I would argue that theory is a critical part of the research process and is therefore research.

There’s of course a line between simply coming up with ideas that are quickly provably wrong or inconsistent vs generating ideas that are consistent and not quickly falsified. It’s especially valuable the ideas are falsifiable and it seems like this is the case here.

As such, theory finds patterns in existing knowns, makes some leaps and tries to connect them. Then empirical evidence can help solidify or falsify those ideas. But we tend not to just connect dots of empirical data without attempting to know the casual relationship, otherwise the connections can be rather nonsensical or may have weak predictive power.

With all that said I didn’t read the paper in detail nor am I qualified in this domain to say if it’s quackery or a reasonable shot a developing some new theory.
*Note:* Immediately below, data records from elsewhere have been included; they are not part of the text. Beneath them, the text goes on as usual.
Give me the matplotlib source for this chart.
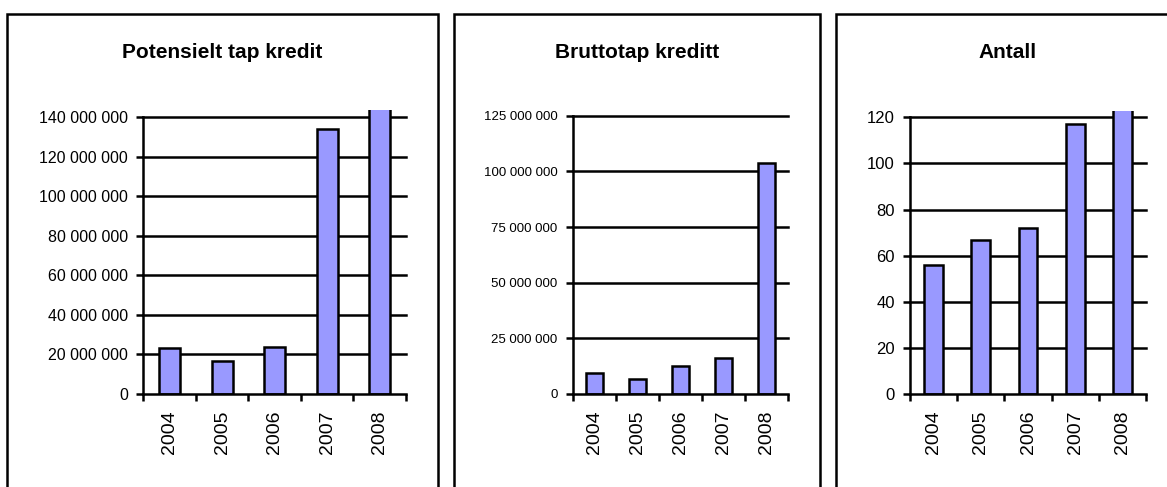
import matplotlib
matplotlib.use("Agg")
import matplotlib.pyplot as plt
from matplotlib.patches import Rectangle

plt.rcParams['font.family'] = ['Liberation Sans', 'DejaVu Sans']

years = ["2004", "2005", "2006", "2007", "2008"]
potensielt_tap = [23.1e6, 16.7e6, 23.7e6, 133.9e6, 155e6]
bruttotap = [9.3e6, 6.7e6, 12.7e6, 16.2e6, 103.6e6]
antall = [56, 67, 72, 117, 130]

W, H = 1167, 487
LW = 1.8
fig = plt.figure(figsize=(W / 100, H / 100), dpi=100)


def px_box(x0, y0, x1, y1):
    # pixel coords (top-left origin) -> figure fractions
    return [x0 / W, 1 - y1 / H, (x1 - x0) / W, (y1 - y0) / H]


def fmt_space(v):
    return "{:,.0f}".format(v).replace(",", " ")


def panel(box, values, ymax, yticks, ylabels, tick_size, title, title_x):
    ax = fig.add_axes(box)
    x = range(len(values))
    ax.bar(x, values, width=0.4, color="#9999FF", edgecolor="black", linewidth=LW, zorder=3)
    ax.set_xlim(-0.5, len(values) - 0.5)
    ax.set_ylim(0, ymax)
    ax.set_yticks(yticks)
    ax.set_yticklabels(ylabels, fontsize=tick_size)
    for t in yticks[1:]:
        ax.axhline(t, color="black", linewidth=LW, zorder=1, clip_on=False)
    ax.set_xticks([i - 0.5 for i in range(len(values) + 1)])
    ax.set_xticklabels([])
    ax.set_xticks(list(x), minor=True)
    ax.set_xticklabels(years, minor=True, rotation=90, fontsize=14)
    ax.tick_params(axis="x", which="minor", length=0, pad=12)
    ax.tick_params(axis="x", which="major", length=5, width=LW, direction="out")
    ax.tick_params(axis="y", length=5, width=LW, direction="out", pad=6)
    for s in ["top", "right"]:
        ax.spines[s].set_visible(False)
    for s in ["left", "bottom"]:
        ax.spines[s].set_linewidth(LW)
        ax.spines[s].set_zorder(4)
    ax.spines["left"].set_bounds(0, yticks[-1])
    fig.text(title_x / W, 1 - 53 / H, title, ha="center", va="center",
             fontsize=15, fontweight="bold")
    return ax


t1 = [i * 20e6 for i in range(8)]
panel(px_box(143.3, 110, 406, 394), potensielt_tap, 143.5e6, t1,
      [fmt_space(v) for v in t1], 11.5, "Potensielt tap kredit", 222)

t2 = [i * 25e6 for i in range(6)]
panel(px_box(572.7, 115.7, 787.7, 394), bruttotap, 125e6, t2,
      [fmt_space(v) for v in t2], 9.5, "Bruttotap kreditt", 636.7)

t3 = [i * 20 for i in range(7)]
panel(px_box(910, 110.7, 1146, 394), antall, 122.9, t3,
      [str(v) for v in t3], 12, "Antall", 1007.7)

# frames around each chart
for x0, x1 in [(7, 438), (454, 820), (836, 1180)]:
    fig.patches.append(Rectangle((x0 / W, -0.1), (x1 - x0) / W, 1.1 - 14 / H,
                                 transform=fig.transFigure, fill=False,
                                 edgecolor="black", linewidth=LW))

fig.savefig("out.png", dpi=100, facecolor="white")
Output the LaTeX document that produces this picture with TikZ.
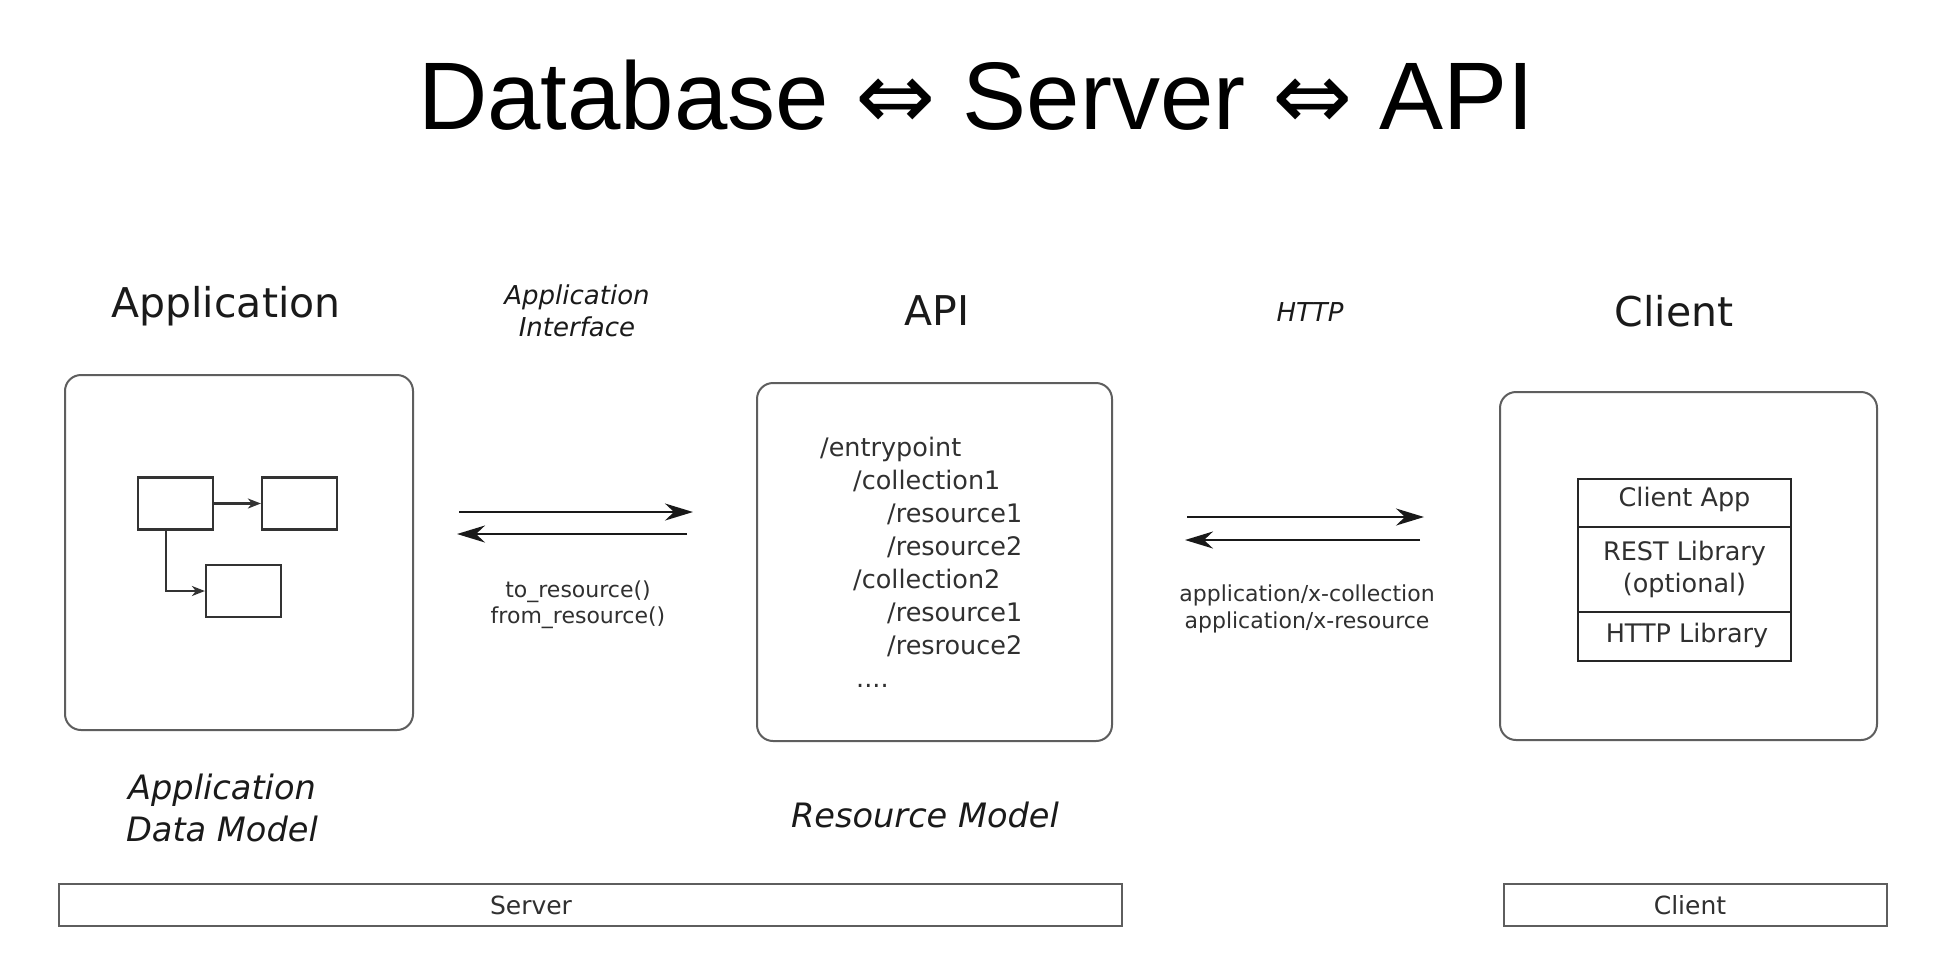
\documentclass[tikz,border=0pt]{standalone}
\usepackage{fontspec}
\setmainfont{DejaVu Sans}
\newfontfamily\titlefont{Liberation Sans}
\newfontfamily\arrowfont{DejaVu Sans}
\usetikzlibrary{arrows.meta}
\definecolor{boxgray}{HTML}{5E5E5E}
\definecolor{txtdark}{HTML}{1A1A1A}
\definecolor{txtbody}{HTML}{303030}
\begin{document}
\begin{tikzpicture}[x=1pt,y=-1pt,
  panel/.style={draw=boxgray, line width=2pt, rounded corners=16pt, inner sep=0pt},
  minibox/.style={draw=black!80, line width=2.2pt, minimum width=75pt, minimum height=52pt, inner sep=0pt},
  layer/.style={draw=black!85, line width=2pt, minimum width=213pt, inner sep=0pt, text=txtbody,
                font=\fontsize{25.5}{32}\selectfont, align=center},
  bar/.style={draw=boxgray, line width=2pt, minimum height=42pt, inner sep=0pt},
  heading/.style={text=txtdark, font=\fontsize{41}{48}\selectfont, inner sep=0pt},
  bigarrow/.style={line width=2.2pt, draw=black!90, -{Stealth[length=28pt,width=17pt,inset=9pt]}},
  smallarrow/.style={line width=2.2pt, draw=black!80, -{Stealth[length=13pt,width=10pt,inset=4pt]}},
  label/.style={text=txtbody, inner sep=0pt, align=center}
]
\useasboundingbox (0,0) rectangle (1934,954);
\fill[white] (0,0) rectangle (1934,954);

% title
\node[anchor=base, inner sep=0pt, text=black, font=\titlefont\fontsize{96}{110}\selectfont] (title) at (976,129)
  {Database {\arrowfont ⇔} Server {\arrowfont ⇔} API};

% headings
\node[heading] (happ) at (226,306) {Application};
\node[heading] (hapi) at (937,311) {API};
\node[heading] (hcli) at (1674,311) {Client};

% panels
\node[panel, minimum width=348pt, minimum height=355pt] (app) at (239,552.5) {};
\node[panel, minimum width=355pt, minimum height=358pt] (api) at (934.5,562) {};
\node[panel, minimum width=377pt, minimum height=348pt] (cli) at (1688.5,566) {};

% application data model boxes
\node[minibox] (ma) at (175.5,503.5) {};
\node[minibox] (mb) at (299.5,503.5) {};
\node[minibox] (mc) at (243.5,591) {};
\draw[smallarrow] (ma.east) -- (mb.west);
\draw[smallarrow] ([xshift=-9.5pt]ma.south) |- (mc.west);

% resource list (base anchor = baseline of last line)
\node[anchor=base west, inner sep=0pt, align=left, text=txtbody,
      font=\fontsize{25.5}{32.9}\selectfont] (list) at (820,687)
  {/entrypoint\\
   \hspace*{33pt}/collection1\\
   \hspace*{67pt}/resource1\\
   \hspace*{67pt}/resource2\\
   \hspace*{33pt}/collection2\\
   \hspace*{67pt}/resource1\\
   \hspace*{67pt}/resrouce2\\
   \hspace*{36pt}....};

% client stack
\node[layer, minimum height=48pt] (capp) at (1684.5,503) {};
\node[layer, minimum height=85pt] (crest) at (1684.5,569.5) {};
\node[layer, minimum height=49pt] (chttp) at (1684.5,636.5) {};
\node[label, font=\fontsize{25.5}{32}\selectfont] (tcapp) at (1684.5,499) {Client App};
\node[label, font=\fontsize{25.5}{32}\selectfont] (tcrest) at (1684.5,569) {REST Library\\(optional)};
\node[label, font=\fontsize{25.5}{32}\selectfont] (tchttp) at (1687,635) {HTTP Library};

% interface arrows
\coordinate (a1s) at (459,512); \coordinate (a1e) at (693,512);
\coordinate (a2s) at (687,534); \coordinate (a2e) at (457,534);
\draw[bigarrow] (a1s) -- (a1e);
\draw[bigarrow] (a2s) -- (a2e);
\coordinate (h1s) at (1187,517); \coordinate (h1e) at (1424,517);
\coordinate (h2s) at (1420,540); \coordinate (h2e) at (1185,540);
\draw[bigarrow] (h1s) -- (h1e);
\draw[bigarrow] (h2s) -- (h2e);

% labels
\node[label, text=txtdark, font=\fontsize{26}{32}\selectfont\itshape] (lai) at (577,311) {Application\\Interface};
\node[label, text=txtdark, font=\fontsize{26}{32}\selectfont\itshape] (lhttp) at (1310,312) {HTTP};
\node[label, font=\fontsize{22}{26}\selectfont] (lres) at (578,605) {to\_resource()\\from\_resource()};
\node[label, font=\fontsize{22}{27}\selectfont] (lmime) at (1307,608.5) {application/x-collection\\application/x-resource};
\node[label, text=txtdark, font=\fontsize{33.6}{42}\selectfont\itshape] (ladm) at (222,808) {Application\\Data Model};
\node[label, text=txtdark, font=\fontsize{33.6}{42}\selectfont\itshape] (lrm) at (925,815) {Resource Model};

% bottom bars
\node[bar, minimum width=1063pt] (srvbar) at (590.5,905) {};
\node[bar, minimum width=383pt] (clibar) at (1695.5,905) {};
\node[label, font=\fontsize{25}{30}\selectfont] (tsrv) at (531,905) {Server};
\node[label, font=\fontsize{25}{30}\selectfont] (tcli) at (1690,905) {Client};
\end{tikzpicture}
\end{document}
It is peer reviewed and published in APS so I suspect it’s not complete quackery: https://journals.aps.org/prd/abstract/10.1103/PhysRevD.111.1...

A research paper makes use of multiple sources of known provenance and various degrees of authority and relevance. It tries to establish a consensus of knowledge, as close to fact as possible. The phrase "research suggests" is an appeal to authority that implies some kind of academic rigor. A theory paper, which is still useful and important, can be published without any kind of authority. You can just make things up.